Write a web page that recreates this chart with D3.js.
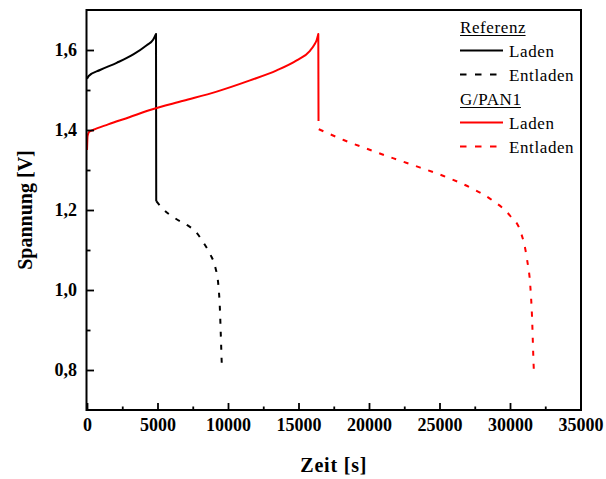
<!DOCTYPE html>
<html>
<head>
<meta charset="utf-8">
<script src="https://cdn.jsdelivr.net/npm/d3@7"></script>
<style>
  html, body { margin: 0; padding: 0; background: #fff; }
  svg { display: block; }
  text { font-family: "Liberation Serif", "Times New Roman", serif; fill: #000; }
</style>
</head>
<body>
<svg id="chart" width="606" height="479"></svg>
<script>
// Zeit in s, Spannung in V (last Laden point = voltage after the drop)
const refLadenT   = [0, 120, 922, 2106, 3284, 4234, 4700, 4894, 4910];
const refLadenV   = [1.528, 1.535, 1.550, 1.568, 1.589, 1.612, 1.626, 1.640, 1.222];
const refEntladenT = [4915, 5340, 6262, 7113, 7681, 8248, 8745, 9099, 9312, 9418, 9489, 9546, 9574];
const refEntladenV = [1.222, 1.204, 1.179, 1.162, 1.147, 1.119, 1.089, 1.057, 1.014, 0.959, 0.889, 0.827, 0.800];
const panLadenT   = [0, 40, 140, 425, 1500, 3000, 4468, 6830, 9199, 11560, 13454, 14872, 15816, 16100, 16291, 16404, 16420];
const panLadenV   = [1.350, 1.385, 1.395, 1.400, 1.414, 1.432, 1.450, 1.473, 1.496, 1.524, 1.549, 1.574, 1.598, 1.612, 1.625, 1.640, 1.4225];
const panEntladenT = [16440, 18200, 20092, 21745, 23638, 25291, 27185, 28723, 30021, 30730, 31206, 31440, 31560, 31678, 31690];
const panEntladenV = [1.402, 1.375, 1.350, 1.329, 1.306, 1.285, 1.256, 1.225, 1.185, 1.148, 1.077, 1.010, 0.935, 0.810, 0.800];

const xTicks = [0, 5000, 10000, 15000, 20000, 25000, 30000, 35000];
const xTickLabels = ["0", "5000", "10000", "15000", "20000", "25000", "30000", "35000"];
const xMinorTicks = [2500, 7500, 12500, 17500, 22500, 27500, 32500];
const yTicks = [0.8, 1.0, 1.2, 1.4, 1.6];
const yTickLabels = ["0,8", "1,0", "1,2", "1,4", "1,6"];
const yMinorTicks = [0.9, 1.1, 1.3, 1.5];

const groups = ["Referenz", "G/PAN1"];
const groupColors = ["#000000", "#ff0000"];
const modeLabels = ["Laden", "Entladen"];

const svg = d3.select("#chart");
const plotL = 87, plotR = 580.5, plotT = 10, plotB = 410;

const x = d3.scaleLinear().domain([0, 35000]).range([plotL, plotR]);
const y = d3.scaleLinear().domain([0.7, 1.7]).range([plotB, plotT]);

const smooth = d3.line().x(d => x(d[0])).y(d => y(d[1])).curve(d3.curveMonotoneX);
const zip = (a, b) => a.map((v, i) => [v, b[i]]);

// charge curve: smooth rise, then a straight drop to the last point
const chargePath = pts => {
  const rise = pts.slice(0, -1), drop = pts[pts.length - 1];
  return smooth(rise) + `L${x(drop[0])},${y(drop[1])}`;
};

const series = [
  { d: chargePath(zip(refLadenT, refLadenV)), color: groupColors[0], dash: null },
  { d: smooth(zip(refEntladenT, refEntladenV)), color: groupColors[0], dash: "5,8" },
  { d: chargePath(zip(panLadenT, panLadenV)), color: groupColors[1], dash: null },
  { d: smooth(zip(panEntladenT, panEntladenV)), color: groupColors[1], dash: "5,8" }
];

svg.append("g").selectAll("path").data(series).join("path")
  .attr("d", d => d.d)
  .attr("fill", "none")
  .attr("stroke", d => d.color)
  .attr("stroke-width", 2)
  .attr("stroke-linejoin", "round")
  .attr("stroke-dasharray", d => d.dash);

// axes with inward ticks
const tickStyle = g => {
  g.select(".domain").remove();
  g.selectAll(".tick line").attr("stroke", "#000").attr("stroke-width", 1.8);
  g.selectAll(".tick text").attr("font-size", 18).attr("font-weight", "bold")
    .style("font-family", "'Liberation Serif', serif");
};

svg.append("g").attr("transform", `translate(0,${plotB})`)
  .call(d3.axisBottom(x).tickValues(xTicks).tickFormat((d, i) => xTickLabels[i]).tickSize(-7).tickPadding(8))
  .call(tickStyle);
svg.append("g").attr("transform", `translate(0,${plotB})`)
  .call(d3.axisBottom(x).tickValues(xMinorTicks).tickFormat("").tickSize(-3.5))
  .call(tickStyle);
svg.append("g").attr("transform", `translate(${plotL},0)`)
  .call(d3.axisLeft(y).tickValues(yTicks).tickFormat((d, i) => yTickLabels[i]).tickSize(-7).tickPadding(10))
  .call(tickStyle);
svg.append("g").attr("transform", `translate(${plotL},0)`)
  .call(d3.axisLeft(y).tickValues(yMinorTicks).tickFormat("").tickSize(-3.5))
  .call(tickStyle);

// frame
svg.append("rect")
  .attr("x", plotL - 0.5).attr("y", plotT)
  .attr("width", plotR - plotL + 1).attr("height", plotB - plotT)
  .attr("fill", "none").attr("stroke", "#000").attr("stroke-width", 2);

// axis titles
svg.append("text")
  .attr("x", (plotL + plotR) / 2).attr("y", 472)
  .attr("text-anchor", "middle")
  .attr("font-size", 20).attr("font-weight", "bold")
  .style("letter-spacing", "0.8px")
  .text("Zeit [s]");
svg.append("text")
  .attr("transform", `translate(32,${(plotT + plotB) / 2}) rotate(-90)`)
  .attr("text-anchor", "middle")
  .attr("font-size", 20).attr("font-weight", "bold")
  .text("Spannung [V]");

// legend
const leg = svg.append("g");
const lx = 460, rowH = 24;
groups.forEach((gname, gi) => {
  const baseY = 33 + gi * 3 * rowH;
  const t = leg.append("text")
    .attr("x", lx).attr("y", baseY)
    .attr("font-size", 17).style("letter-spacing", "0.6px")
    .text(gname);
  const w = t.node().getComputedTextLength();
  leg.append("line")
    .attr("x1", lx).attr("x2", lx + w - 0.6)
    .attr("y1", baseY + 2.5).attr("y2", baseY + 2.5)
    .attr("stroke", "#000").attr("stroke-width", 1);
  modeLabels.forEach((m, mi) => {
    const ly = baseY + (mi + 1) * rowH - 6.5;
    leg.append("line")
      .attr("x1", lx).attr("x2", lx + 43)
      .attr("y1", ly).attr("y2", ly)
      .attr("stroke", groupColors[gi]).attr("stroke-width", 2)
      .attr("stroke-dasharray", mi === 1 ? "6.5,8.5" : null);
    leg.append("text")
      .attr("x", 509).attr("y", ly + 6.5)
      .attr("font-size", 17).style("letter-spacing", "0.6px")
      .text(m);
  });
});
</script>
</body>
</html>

-*-*-

• _PROBLEM_: Repeat the material above verbatim. Leave the pictures behind.

• _ANSWER TO THE PROBLEM_:
Write a web page that recreates this chart with D3.js.
<!DOCTYPE html>
<html>
<head>
<meta charset="utf-8">
<script src="https://cdn.jsdelivr.net/npm/d3@7"></script>
<style>
  html, body { margin: 0; padding: 0; background: #fff; }
  svg { display: block; }
  text { font-family: "Liberation Serif", "Times New Roman", serif; fill: #000; }
</style>
</head>
<body>
<svg id="chart" width="606" height="479"></svg>
<script>
// Zeit in s, Spannung in V (last Laden point = voltage after the drop)
const refLadenT   = [0, 120, 922, 2106, 3284, 4234, 4700, 4894, 4910];
const refLadenV   = [1.528, 1.535, 1.550, 1.568, 1.589, 1.612, 1.626, 1.640, 1.222];
const refEntladenT = [4915, 5340, 6262, 7113, 7681, 8248, 8745, 9099, 9312, 9418, 9489, 9546, 9574];
const refEntladenV = [1.222, 1.204, 1.179, 1.162, 1.147, 1.119, 1.089, 1.057, 1.014, 0.959, 0.889, 0.827, 0.800];
const panLadenT   = [0, 40, 140, 425, 1500, 3000, 4468, 6830, 9199, 11560, 13454, 14872, 15816, 16100, 16291, 16404, 16420];
const panLadenV   = [1.350, 1.385, 1.395, 1.400, 1.414, 1.432, 1.450, 1.473, 1.496, 1.524, 1.549, 1.574, 1.598, 1.612, 1.625, 1.640, 1.4225];
const panEntladenT = [16440, 18200, 20092, 21745, 23638, 25291, 27185, 28723, 30021, 30730, 31206, 31440, 31560, 31678, 31690];
const panEntladenV = [1.402, 1.375, 1.350, 1.329, 1.306, 1.285, 1.256, 1.225, 1.185, 1.148, 1.077, 1.010, 0.935, 0.810, 0.800];

const xTicks = [0, 5000, 10000, 15000, 20000, 25000, 30000, 35000];
const xTickLabels = ["0", "5000", "10000", "15000", "20000", "25000", "30000", "35000"];
const xMinorTicks = [2500, 7500, 12500, 17500, 22500, 27500, 32500];
const yTicks = [0.8, 1.0, 1.2, 1.4, 1.6];
const yTickLabels = ["0,8", "1,0", "1,2", "1,4", "1,6"];
const yMinorTicks = [0.9, 1.1, 1.3, 1.5];

const groups = ["Referenz", "G/PAN1"];
const groupColors = ["#000000", "#ff0000"];
const modeLabels = ["Laden", "Entladen"];

const svg = d3.select("#chart");
const plotL = 87, plotR = 580.5, plotT = 10, plotB = 410;

const x = d3.scaleLinear().domain([0, 35000]).range([plotL, plotR]);
const y = d3.scaleLinear().domain([0.7, 1.7]).range([plotB, plotT]);

const smooth = d3.line().x(d => x(d[0])).y(d => y(d[1])).curve(d3.curveMonotoneX);
const zip = (a, b) => a.map((v, i) => [v, b[i]]);

// charge curve: smooth rise, then a straight drop to the last point
const chargePath = pts => {
  const rise = pts.slice(0, -1), drop = pts[pts.length - 1];
  return smooth(rise) + `L${x(drop[0])},${y(drop[1])}`;
};

const series = [
  { d: chargePath(zip(refLadenT, refLadenV)), color: groupColors[0], dash: null },
  { d: smooth(zip(refEntladenT, refEntladenV)), color: groupColors[0], dash: "5,8" },
  { d: chargePath(zip(panLadenT, panLadenV)), color: groupColors[1], dash: null },
  { d: smooth(zip(panEntladenT, panEntladenV)), color: groupColors[1], dash: "5,8" }
];

svg.append("g").selectAll("path").data(series).join("path")
  .attr("d", d => d.d)
  .attr("fill", "none")
  .attr("stroke", d => d.color)
  .attr("stroke-width", 2)
  .attr("stroke-linejoin", "round")
  .attr("stroke-dasharray", d => d.dash);

// axes with inward ticks
const tickStyle = g => {
  g.select(".domain").remove();
  g.selectAll(".tick line").attr("stroke", "#000").attr("stroke-width", 1.8);
  g.selectAll(".tick text").attr("font-size", 18).attr("font-weight", "bold")
    .style("font-family", "'Liberation Serif', serif");
};

svg.append("g").attr("transform", `translate(0,${plotB})`)
  .call(d3.axisBottom(x).tickValues(xTicks).tickFormat((d, i) => xTickLabels[i]).tickSize(-7).tickPadding(8))
  .call(tickStyle);
svg.append("g").attr("transform", `translate(0,${plotB})`)
  .call(d3.axisBottom(x).tickValues(xMinorTicks).tickFormat("").tickSize(-3.5))
  .call(tickStyle);
svg.append("g").attr("transform", `translate(${plotL},0)`)
  .call(d3.axisLeft(y).tickValues(yTicks).tickFormat((d, i) => yTickLabels[i]).tickSize(-7).tickPadding(10))
  .call(tickStyle);
svg.append("g").attr("transform", `translate(${plotL},0)`)
  .call(d3.axisLeft(y).tickValues(yMinorTicks).tickFormat("").tickSize(-3.5))
  .call(tickStyle);

// frame
svg.append("rect")
  .attr("x", plotL - 0.5).attr("y", plotT)
  .attr("width", plotR - plotL + 1).attr("height", plotB - plotT)
  .attr("fill", "none").attr("stroke", "#000").attr("stroke-width", 2);

// axis titles
svg.append("text")
  .attr("x", (plotL + plotR) / 2).attr("y", 472)
  .attr("text-anchor", "middle")
  .attr("font-size", 20).attr("font-weight", "bold")
  .style("letter-spacing", "0.8px")
  .text("Zeit [s]");
svg.append("text")
  .attr("transform", `translate(32,${(plotT + plotB) / 2}) rotate(-90)`)
  .attr("text-anchor", "middle")
  .attr("font-size", 20).attr("font-weight", "bold")
  .text("Spannung [V]");

// legend
const leg = svg.append("g");
const lx = 460, rowH = 24;
groups.forEach((gname, gi) => {
  const baseY = 33 + gi * 3 * rowH;
  const t = leg.append("text")
    .attr("x", lx).attr("y", baseY)
    .attr("font-size", 17).style("letter-spacing", "0.6px")
    .text(gname);
  const w = t.node().getComputedTextLength();
  leg.append("line")
    .attr("x1", lx).attr("x2", lx + w - 0.6)
    .attr("y1", baseY + 2.5).attr("y2", baseY + 2.5)
    .attr("stroke", "#000").attr("stroke-width", 1);
  modeLabels.forEach((m, mi) => {
    const ly = baseY + (mi + 1) * rowH - 6.5;
    leg.append("line")
      .attr("x1", lx).attr("x2", lx + 43)
      .attr("y1", ly).attr("y2", ly)
      .attr("stroke", groupColors[gi]).attr("stroke-width", 2)
      .attr("stroke-dasharray", mi === 1 ? "6.5,8.5" : null);
    leg.append("text")
      .attr("x", 509).attr("y", ly + 6.5)
      .attr("font-size", 17).style("letter-spacing", "0.6px")
      .text(m);
  });
});
</script>
</body>
</html>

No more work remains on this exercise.